Other than the iconic monsters of the game, no other image can singularly sum up the dungeons of D&D as well as the green devil portal from the adventure Tomb of Horrors. Artist Dave Studer gives Erol Otus’ classic illustration the sculptural treatment for the cover of issue 116 and it is simply amazing. One of the things I really liked about the 3e hard covers (especially the Monster Manuals) was their sculptural design. By drawing on that aesthetic, Studer visually reminds us that the entirety of the game’s editions are our playground and a source of inspiration. I’m not sure how big the original is, but I can’t help but think it would make a kick-ass door knocker for my house.
Artist Dan Scott never fails to impress me with the consistency with which he captures the spirit of adventure that defines D&D. This pair of Scott covers are perfect examples of that ability. Both capture an adventure in progress, and invite the viewer to fill in the story themselves – one of the highest achievements of fantasy illustration.

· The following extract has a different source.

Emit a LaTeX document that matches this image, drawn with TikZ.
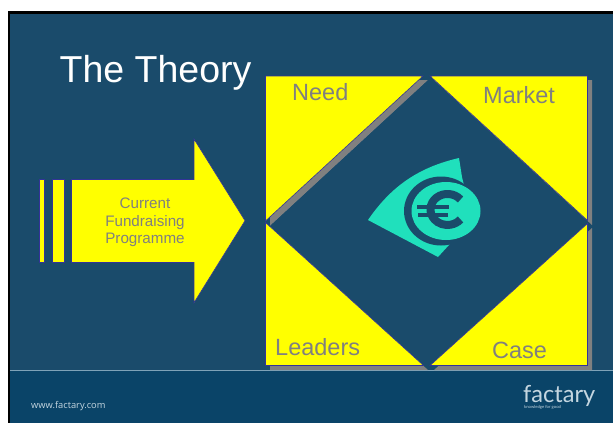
\documentclass[tikz,border=0pt]{standalone}
\usepackage{fontspec}
\setmainfont{Liberation Sans}
\newfontfamily\webfont{Open Sans}
\newfontfamily\logofont{Lato}
\definecolor{slidebg}{HTML}{1A4B6B}
\definecolor{bandbg}{HTML}{0A4468}
\definecolor{bandline}{HTML}{7FA3B8}
\definecolor{teal2}{HTML}{20E0BC}
\definecolor{edgeblue}{HTML}{333399}
\definecolor{shadowgrey}{HTML}{808080}
\definecolor{webtext}{HTML}{C4D6E0}
\definecolor{pureyellow}{HTML}{FFFF00}
\tikzset{
  yellowpart/.style={fill=pureyellow,draw=edgeblue,line width=0.6pt,line join=miter},
  shadowpart/.style={fill=shadowgrey,draw=none},
  graylabel/.style={anchor=base west,inner sep=0pt,text=shadowgrey,font=\fontsize{23.5}{26}\selectfont},
}
\begin{document}
\begin{tikzpicture}[x=1pt,y=-1pt]
\useasboundingbox (0,0) rectangle (613,423);
\fill[white] (0,0) rectangle (613,423);
\fill[black] (7.5,11) rectangle (613,423);
\fill[slidebg] (10,13.5) rectangle (613,423);
\fill[bandbg] (10,370) rectangle (613,423);
\draw[bandline,line width=0.9pt] (10,370.3) -- (613,370.3);
% shadows
\fill[shadowpart] (434,80) -- (592,80) -- (592,225) -- cycle;
\fill[shadowpart] (592,228) -- (592,370) -- (434,370) -- cycle;
\fill[shadowpart] (270,227) -- (428,370) -- (270,370) -- cycle;
% central diamond
\fill[slidebg] (426.5,77) -- (587.5,222) -- (427,366.5) -- (266,222) -- cycle;
\fill[shadowpart] (270,80) -- (428,80) -- (270,226) -- cycle;
% yellow triangles
\draw[yellowpart] (265.5,76) -- (423,76) -- (265.5,221) -- cycle;
\draw[yellowpart] (430,76) -- (587.5,76) -- (587.5,220.5) -- cycle;
\draw[yellowpart] (587.5,223.5) -- (587.5,365.5) -- (430,365.5) -- cycle;
\draw[yellowpart] (265.5,222.5) -- (423.5,365.5) -- (265.5,365.5) -- cycle;
% diamond surface covers the rest of the shadow behind the upper-left edge
\fill[slidebg] (270,226) -- (428.5,80) -- (428.5,140) -- (330,226) -- cycle;
% arrow
\draw[yellowpart] (39,179.5) rectangle (44.5,262.5);
\draw[yellowpart] (52,179.5) rectangle (64,262.5);
\draw[yellowpart] (71.5,179.5) -- (194,179.5) -- (194,139) -- (245,220.7) -- (194,302.7) -- (194,262.5) -- (71.5,262.5) -- cycle;
% euro eye
\fill[teal2] (368,220) .. controls (392,185) and (420,167) .. (459,158) -- (462,177) -- (470,210) -- (449,245) -- (438,257) -- cycle;
\fill[slidebg] (441,211) ellipse [x radius=37,y radius=34.5];
\fill[teal2] (446,211) ellipse [x radius=34.5,y radius=29];
\draw[slidebg,line width=8pt] (460.5,199.5) arc [start angle=-40,end angle=-320,x radius=17,y radius=15.5];
\fill[slidebg] (417,205) rectangle (449,209);
\fill[slidebg] (418,213) rectangle (448,217);
% text
\node (title) [anchor=base west,inner sep=0pt,text=white,font=\fontsize{37.5}{40}\selectfont] at (59.5,82) {The Theory};
\node (need) [graylabel] at (292,100.5) {Need};
\node (market) [graylabel] at (483,103.5) {Market};
\node (leaders) [graylabel] at (275,355.3) {Leaders};
\node (case) [graylabel] at (492,358) {Case};
\node (prog) [anchor=center,inner sep=0pt,align=center,text=shadowgrey,font=\fontsize{15.2}{17.4}\selectfont] at (145,222.5) {Current\\Fundraising\\Programme};
\node (web) [anchor=base west,inner sep=0pt,text=webtext,font=\webfont\fontsize{9.3}{11}\selectfont] at (31,408.5) {www.factary.com};
\node (logo) [anchor=base west,inner sep=0pt,text=webtext,font=\logofont\fontsize{23.6}{25}\selectfont] at (523,402) {factary};
\node (tag) [anchor=base west,inner sep=0pt,text=webtext,font=\logofont\fontsize{4.2}{5}\selectfont] at (524,408.8) {knowledge for good};
\end{tikzpicture}
\end{document}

The cover of Dungeon 122 shows an elven rogue ambushed by lizardmen outside of their crumbling and vine choked, jungle temple. The great thing about this painting is how Scott tells the story through the use of his color palette. Aside from the violence, Scott’s choice of colors for the elf clearly mark him as an explorer and intruder while the naturalistically colored lizardmen are obviously native to this exotic land.
Scott tells the story of Dragotha the dracolich on issue 135 through the use scale. Again, the adventurer (a paladin this time) is clearly an intruder, only this time its David and Goliath retold. The adventurer is dwarfed not only by his opponent, but also by the massively pillared hall. Unless the paladin has some clever edge in this fight, the best he can hope for is a quick death.
As a side-note, while some might label the dracolich as one of D&D’s fringe monsters, I’ve always thought of it as part of the core brand. It was on the cover of both Pillars of Pentegarn, an endless quest book that helped draw me into the game, and Spellfire, one of the first D&D novels I read. It’s not surprising that I used a dracolich for my first real, recurring villain in the 2e game I ran in grade 8 and 9 (it lived in undermountain and its soul was eventually housed in a mechanical golem-like body).
The cover of Dungeon 146, by Tomas Giorello, is truly a beautiful painting and work of art. It wears its neoclassical inspiration on its sleeve, which isn’t a source you often see fantasy illustrators drawing from, and I love that. The sober colors, highly textural folds of fabric, and strong diagonal lines bring to mind David’s Napoleon Crossing the Alps. Giorello’s work is so nice to look at it’s easy to forget the kraken tearing through the wreckage of a ship in pursuit of the pirate captain. It’s really a shame that Dungeon had stopped the practice of dedicating a page of the magazine over to an unadulterated version of the cover art, Giorello’s work deserves it.
Dungeon 150, the final print issue. Wayne Reynolds’ cover, depicting the climax of the final adventure path of the magazine, seems appropriately cathartic for the occasion of the magazine’s cancellation. For the epic fight against Demogorgon, prince of demons, Reynolds pulls together all of the ‘iconics’ that Paizo used during their stewardship of Dungeon as stand-in adventurers for covers and illustrations. It sums up the body of work very well, and the iconics’ steadfastness in the face of the suicidal melee assures fans of the magazine that Dungeon will not go out with a whimper, but with a bang (fortunately we all know how well everything turned out for Paizo).